### Data segment
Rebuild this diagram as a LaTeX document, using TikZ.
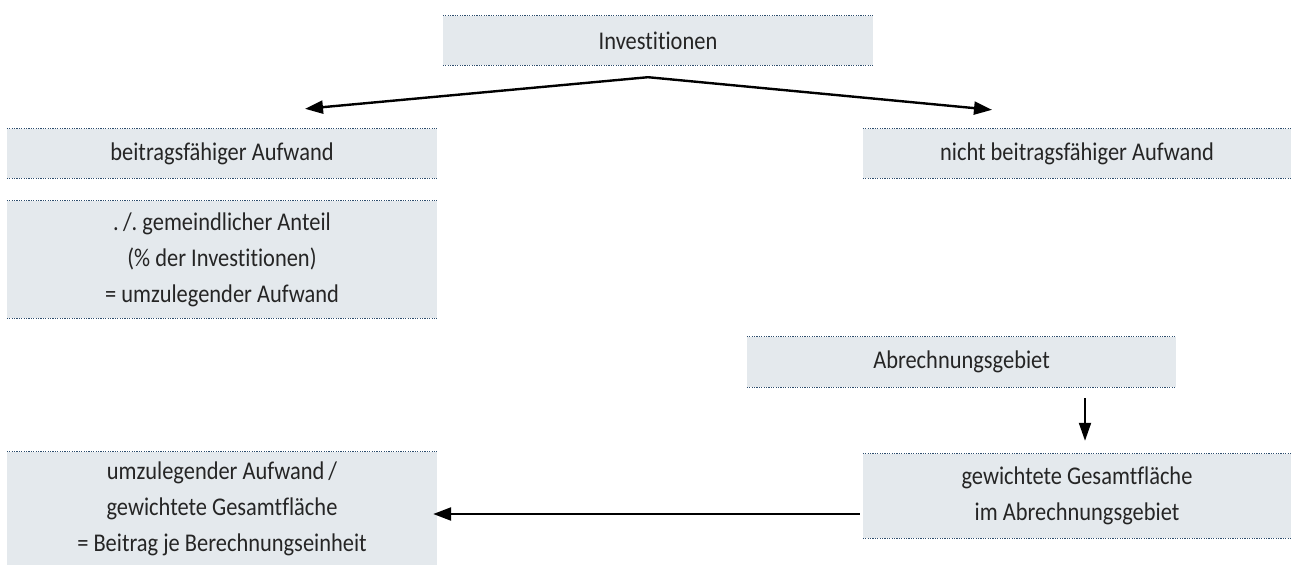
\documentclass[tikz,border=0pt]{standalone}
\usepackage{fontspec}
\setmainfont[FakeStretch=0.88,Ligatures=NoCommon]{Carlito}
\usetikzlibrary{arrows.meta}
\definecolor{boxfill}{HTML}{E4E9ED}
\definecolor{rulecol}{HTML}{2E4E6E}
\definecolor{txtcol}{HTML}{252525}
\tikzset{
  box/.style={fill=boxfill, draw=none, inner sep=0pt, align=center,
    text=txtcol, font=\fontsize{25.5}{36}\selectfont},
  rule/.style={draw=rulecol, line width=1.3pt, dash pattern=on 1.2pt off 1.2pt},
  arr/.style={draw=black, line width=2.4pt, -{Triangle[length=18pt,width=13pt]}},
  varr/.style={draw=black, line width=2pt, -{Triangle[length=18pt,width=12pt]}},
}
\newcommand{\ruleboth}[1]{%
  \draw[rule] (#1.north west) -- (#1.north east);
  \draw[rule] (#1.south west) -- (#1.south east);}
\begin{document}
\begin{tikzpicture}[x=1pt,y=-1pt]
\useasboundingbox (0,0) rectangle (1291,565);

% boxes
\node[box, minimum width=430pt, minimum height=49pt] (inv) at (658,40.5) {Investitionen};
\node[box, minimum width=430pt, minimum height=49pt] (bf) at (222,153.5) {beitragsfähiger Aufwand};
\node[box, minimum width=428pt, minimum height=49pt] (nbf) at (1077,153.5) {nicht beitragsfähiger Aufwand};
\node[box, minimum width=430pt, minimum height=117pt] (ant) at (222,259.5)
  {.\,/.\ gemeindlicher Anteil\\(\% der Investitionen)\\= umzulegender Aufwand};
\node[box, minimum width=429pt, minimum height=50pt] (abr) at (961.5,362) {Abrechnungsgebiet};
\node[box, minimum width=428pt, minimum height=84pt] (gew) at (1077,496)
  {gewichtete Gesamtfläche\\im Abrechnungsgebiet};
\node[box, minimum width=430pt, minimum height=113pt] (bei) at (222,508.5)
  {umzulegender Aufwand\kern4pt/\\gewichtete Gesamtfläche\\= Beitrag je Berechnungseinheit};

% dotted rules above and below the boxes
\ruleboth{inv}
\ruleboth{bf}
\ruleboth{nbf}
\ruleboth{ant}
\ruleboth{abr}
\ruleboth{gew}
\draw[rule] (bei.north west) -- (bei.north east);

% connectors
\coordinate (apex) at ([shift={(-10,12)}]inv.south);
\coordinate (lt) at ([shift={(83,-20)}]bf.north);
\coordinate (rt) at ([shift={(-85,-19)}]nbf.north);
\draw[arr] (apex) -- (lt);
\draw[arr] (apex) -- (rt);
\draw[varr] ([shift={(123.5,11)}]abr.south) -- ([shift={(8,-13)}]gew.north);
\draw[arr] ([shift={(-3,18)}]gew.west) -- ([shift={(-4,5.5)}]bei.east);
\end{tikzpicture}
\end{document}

### What you are asked to do
Up to and including the line with "Aufwand\kern4pt/\\gewichtete Gesamtfläche\\= Beitrag", copy the data above from its first line. Skip pictures.

### Exercise answer
Rebuild this diagram as a LaTeX document, using TikZ.
\documentclass[tikz,border=0pt]{standalone}
\usepackage{fontspec}
\setmainfont[FakeStretch=0.88,Ligatures=NoCommon]{Carlito}
\usetikzlibrary{arrows.meta}
\definecolor{boxfill}{HTML}{E4E9ED}
\definecolor{rulecol}{HTML}{2E4E6E}
\definecolor{txtcol}{HTML}{252525}
\tikzset{
  box/.style={fill=boxfill, draw=none, inner sep=0pt, align=center,
    text=txtcol, font=\fontsize{25.5}{36}\selectfont},
  rule/.style={draw=rulecol, line width=1.3pt, dash pattern=on 1.2pt off 1.2pt},
  arr/.style={draw=black, line width=2.4pt, -{Triangle[length=18pt,width=13pt]}},
  varr/.style={draw=black, line width=2pt, -{Triangle[length=18pt,width=12pt]}},
}
\newcommand{\ruleboth}[1]{%
  \draw[rule] (#1.north west) -- (#1.north east);
  \draw[rule] (#1.south west) -- (#1.south east);}
\begin{document}
\begin{tikzpicture}[x=1pt,y=-1pt]
\useasboundingbox (0,0) rectangle (1291,565);

% boxes
\node[box, minimum width=430pt, minimum height=49pt] (inv) at (658,40.5) {Investitionen};
\node[box, minimum width=430pt, minimum height=49pt] (bf) at (222,153.5) {beitragsfähiger Aufwand};
\node[box, minimum width=428pt, minimum height=49pt] (nbf) at (1077,153.5) {nicht beitragsfähiger Aufwand};
\node[box, minimum width=430pt, minimum height=117pt] (ant) at (222,259.5)
  {.\,/.\ gemeindlicher Anteil\\(\% der Investitionen)\\= umzulegender Aufwand};
\node[box, minimum width=429pt, minimum height=50pt] (abr) at (961.5,362) {Abrechnungsgebiet};
\node[box, minimum width=428pt, minimum height=84pt] (gew) at (1077,496)
  {gewichtete Gesamtfläche\\im Abrechnungsgebiet};
\node[box, minimum width=430pt, minimum height=113pt] (bei) at (222,508.5)
  {umzulegender Aufwand\kern4pt/\\gewichtete Gesamtfläche\\= Beitrag je Berechnungseinheit};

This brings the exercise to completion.